Cervical radiculopathy is a condition resulting from a compressed nerve in the cervical spine or neck. The usual cause for such symptoms is progressive wear of tear in the disc. This results in a disc prolapse that causes compression on to the nerve. Cervical radiculopathy can also result from osteoarthritic bony spurs. This narrows the foramina canals through which the nerves exit the cervical spinal cord.

Cervical Radiculopathy Symptoms

The symptoms are usually neck pain and a sharp pain down the arm. These symptoms can be of a gradual onset or come on quite quickly. It is not unusual for the symptoms of neck pain and arm pain to come on together or one symptom to preceed the other.  The duration of symptom is also variable.

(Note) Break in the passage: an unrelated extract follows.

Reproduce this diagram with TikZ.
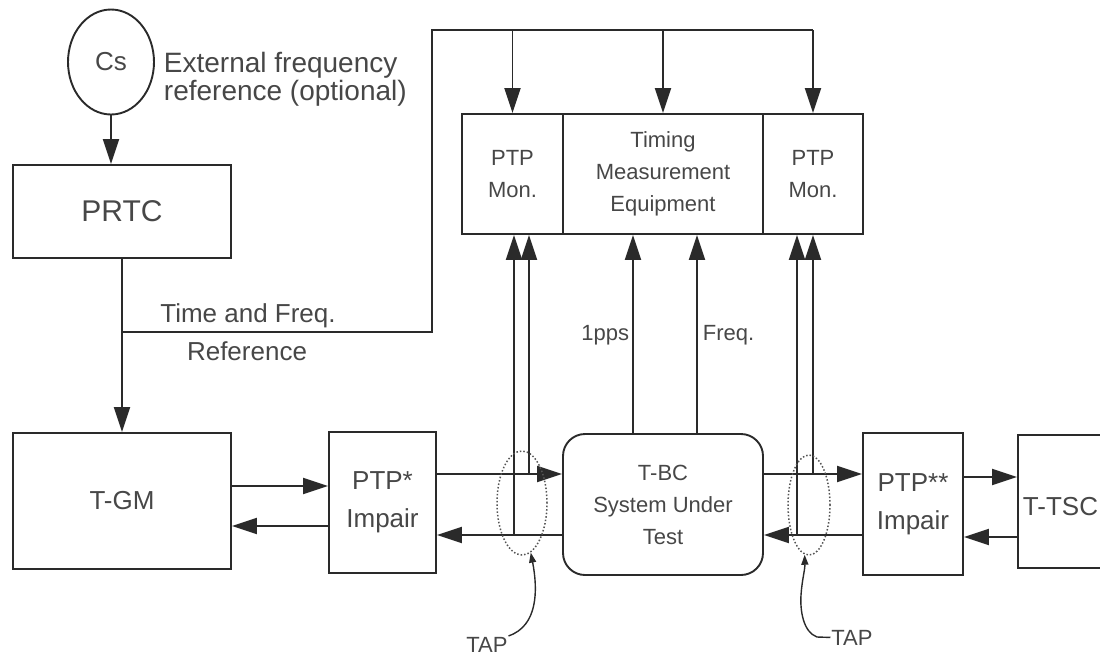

The distribution of pain depends on the nerve root or roots that are being compressed. Other more severe symptoms like numbness, tingling or pins and needles may occur. This relates to the severity of the nerve compression.

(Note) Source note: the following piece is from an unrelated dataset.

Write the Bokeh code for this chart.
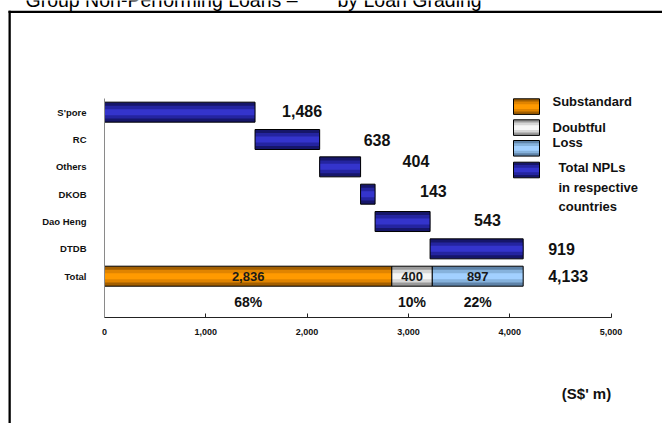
from bokeh.plotting import figure
from bokeh.models import (ColumnDataSource, LabelSet, Label, FixedTicker,
                          NumeralTickFormatter, BoxAnnotation, Range1d)
from bokeh.core.properties import value
from bokeh.embed import file_html
from bokeh.resources import INLINE

# ---------------- data ----------------
categories = ["S'pore", "RC", "Others", "DKOB", "Dao Heng", "DTDB"]
country_npl = [1486, 638, 404, 143, 543, 919]
total_name = "Total"
grade_names = ["Substandard", "Doubtful", "Loss"]
grade_values = [2836, 400, 897]
grade_pct = ["68%", "10%", "22%"]
x_ticks = [0, 1000, 2000, 3000, 4000, 5000]
legend_lines = ["Substandard", "Doubtful", "Loss", "Total NPLs", "in respective", "countries"]
title_parts = ["Group Non-Performing Loans \u2013", "by Loan Grading"]
unit_text = "(S$' m)"

# ---------------- geometry / style ----------------
W, H = 662, 423
XMAX = 5000
NROWS = 8
FONT = "Liberation Sans"
AX_LEFT_PX, AX_RIGHT_PX = 104.0, 610.5     # pixel position of x = 0 and x = 5000
AX_BOTTOM_PX, AX_TOP_PX = 316.7, 98.0      # pixel position of row band bottom / top
upx = XMAX / (AX_RIGHT_PX - AX_LEFT_PX)
upy = NROWS / (AX_BOTTOM_PX - AX_TOP_PX)


def dx(px):
    return (px - AX_LEFT_PX) * upx


def dy(py):
    return (AX_BOTTOM_PX - py) * upy


BLUE = ("#16166a", "#2424a0", "#3434cc")
ORANGE = ("#a35f00", "#e08400", "#ff9a00")
WHITE = ("#9a9a9a", "#d6d6d6", "#f6f6f6")
LBLUE = ("#5f83a8", "#86b2dc", "#a2d0ff")
GRADE_COLORS = [ORANGE, WHITE, LBLUE]

row_y = [NROWS - 0.5 - i for i in range(NROWS)]
country_y = row_y[:len(categories)]
total_y = row_y[len(categories)]
pct_y = row_y[len(categories) + 1]

# waterfall
lefts, acc = [], 0
for v in country_npl:
    lefts.append(acc)
    acc += v
rights = [l + v for l, v in zip(lefts, country_npl)]
total = acc

g_left, acc = [], 0
for v in grade_values:
    g_left.append(acc)
    acc += v
g_right = [l + v for l, v in zip(g_left, grade_values)]

p = figure(width=W, height=H, title=None,
           x_range=Range1d(dx(0), dx(W)), y_range=Range1d(dy(H), dy(0)),
           output_backend="svg", toolbar_location=None, min_border=0)
p.outline_line_color = None
p.xgrid.grid_line_color = None
p.ygrid.grid_line_color = None
p.background_fill_color = "white"
p.border_fill_color = "white"

BAR_H = 20 * upy


def shaded_hbar(y, left, right, height, cols):
    edge, mid, core = cols
    p.hbar(y=y, left=left, right=right, height=height, fill_color=edge, line_color=None)
    p.hbar(y=y, left=left, right=right, height=height * 0.64, fill_color=mid, line_color=None)
    p.hbar(y=y, left=left, right=right, height=height * 0.3, fill_color=core, line_color=None)
    p.hbar(y=y, left=left, right=right, height=height, fill_color=None,
           line_color="#000000", line_width=1)


# country bars (waterfall)
shaded_hbar(country_y, lefts, rights, BAR_H, BLUE)
# total bar, split by loan grading
for i in range(len(grade_values)):
    shaded_hbar([total_y], [g_left[i]], [g_right[i]], BAR_H, GRADE_COLORS[i])

# legend swatches
sw_tops = [98.3, 119.3, 140.0, 161.7]
sw_cols = [ORANGE, WHITE, LBLUE, BLUE]
for t, c in zip(sw_tops, sw_cols):
    shaded_hbar([dy(t + 7.8)], [dx(513)], [dx(539)], 15.6 * upy, c)

# ---------------- axes ----------------
xa = p.xaxis[0]
xa.fixed_location = 0
xa.bounds = (0, XMAX)
xa.ticker = FixedTicker(ticks=x_ticks)
xa.formatter = NumeralTickFormatter(format="0,0")
xa.major_tick_in = 4
xa.major_tick_out = 0
xa.minor_tick_line_color = None
xa.axis_line_color = "#222222"
xa.major_tick_line_color = "#222222"
xa.major_label_text_font = FONT
xa.major_label_text_font_size = "9px"
xa.major_label_text_font_style = "bold"
xa.major_label_text_color = "#111111"
xa.major_label_standoff = 12

ya = p.yaxis[0]
ya.fixed_location = 0
ya.bounds = (0, NROWS)
ya.ticker = FixedTicker(ticks=country_y + [total_y])
ya.major_label_overrides = {y: n for y, n in zip(country_y + [total_y], categories + [total_name])}
ya.major_tick_line_color = None
ya.minor_tick_line_color = None
ya.axis_line_color = "#8a8a8a"
ya.major_label_text_font = FONT
ya.major_label_text_font_size = "9.5px"
ya.major_label_text_font_style = "bold"
ya.major_label_text_color = "#111111"
ya.major_label_standoff = 12

# ---------------- value labels ----------------
label_dx_px = [27, 44, 42, 45, 44, 25]
label_dy_px = [1, 0, 6, 3, 2, 0]
val_src = ColumnDataSource(dict(
    x=[r + d * upx for r, d in zip(rights, label_dx_px)] + [total + 25 * upx],
    y=[y + d * upy for y, d in zip(country_y, label_dy_px)] + [total_y],
    text=[f"{v:,}" for v in country_npl] + [f"{total:,}"],
))
p.add_layout(LabelSet(x="x", y="y", text="text", source=val_src,
                      text_font=value(FONT), text_font_size="16px",
                      text_font_style="bold", text_color="#111111",
                      text_baseline="middle", text_align="left"))

seg_src = ColumnDataSource(dict(
    x=[(l + r) / 2 for l, r in zip(g_left, g_right)],
    y=[total_y] * len(grade_values),
    text=[f"{v:,}" for v in grade_values],
))
p.add_layout(LabelSet(x="x", y="y", text="text", source=seg_src,
                      text_font=value(FONT), text_font_size="13px",
                      text_font_style="bold", text_color="#1a1a1a",
                      text_baseline="middle", text_align="center"))

pct_src = ColumnDataSource(dict(
    x=[(l + r) / 2 for l, r in zip(g_left, g_right)],
    y=[pct_y + 1.3 * upy] * len(grade_pct),
    text=grade_pct,
))
p.add_layout(LabelSet(x="x", y="y", text="text", source=pct_src,
                      text_font=value(FONT), text_font_size="14px",
                      text_font_style="bold", text_color="#111111",
                      text_baseline="middle", text_align="center"))

# ---------------- legend text ----------------
leg_pos = [(552, 100.7), (552, 127.3), (552, 141.7), (558, 167.3), (558, 186.7), (558, 205.7)]
for txt, (lx, ly) in zip(legend_lines, leg_pos):
    p.add_layout(Label(x=dx(lx), y=dy(ly), text=txt, text_font=FONT,
                       text_font_size="13px", text_font_style="bold",
                       text_color="#111111", text_baseline="middle", text_align="left"))

# units
p.add_layout(Label(x=dx(586), y=dy(393), text=unit_text, text_font=FONT,
                   text_font_size="15px", text_font_style="bold", text_color="#111111",
                   text_baseline="middle", text_align="center"))

# title (its upper half lies above the top of the page, as in the original)
p.add_layout(Label(x=dx(25), y=dy(-1), text=title_parts[0], text_font=FONT,
                   text_font_size="19.5px", text_color="#000000",
                   text_baseline="middle", text_align="left"))
p.add_layout(Label(x=dx(337), y=dy(-1), text=title_parts[1], text_font=FONT,
                   text_font_size="19.5px", text_color="#000000",
                   text_baseline="middle", text_align="left"))

# outer frame lines (top and left)
p.add_layout(BoxAnnotation(left=dx(8), right=dx(W + 10), top=dy(10.3), bottom=dy(12.6),
                           fill_color="black", fill_alpha=1, line_color=None))
p.add_layout(BoxAnnotation(left=dx(8), right=dx(10.3), top=dy(10.3), bottom=dy(H + 10),
                           fill_color="black", fill_alpha=1, line_color=None))

open("out.html", "w").write(file_html(p, INLINE))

Cervical Radiculopathy Diagnosis

Diagnosis is made by analysing the history and clinical examination of the patient. We then correlate this with the diagnostic imaging. The imaging test of choice is the MRI scan.

Cervical Radiculopathy Treatment

The majority of patients find that the condition does resolve by itself overtime. During this period, the type of treatment is pain relieving medication and gentle physiotherapy.

However, surgery becomes the treatment option for:

  • patients who do not respond this initial line of treatment
  • patients who have a large disc bulge with the potential of causing nerve or spinal cord damage
  • patients who have numbness or weakness secondary to nerve injury

The treatment options for cervical disc prolapse are either anterior or posterior surgery. This will depend on the location where the nerve is compressed and also the findings of the scan.


The types of operations are:

    1. Anterior Cervical Discectomy and Fusion

    1. Disc Replacement Surgery

Patients who have cervical canal stenosis might be candidates for cervical laminectomies or cervical foraminotomies.

Young patients who have disc prolapse without any significant bony changes can undergo a cervical disc replacement. This treatment is thought to be beneficial as it addresses the symptoms and also helps to avoid accelerated wear and tear in adjacent discs. Patients who have cervical fusion see more wear and tear at the adjacent segment.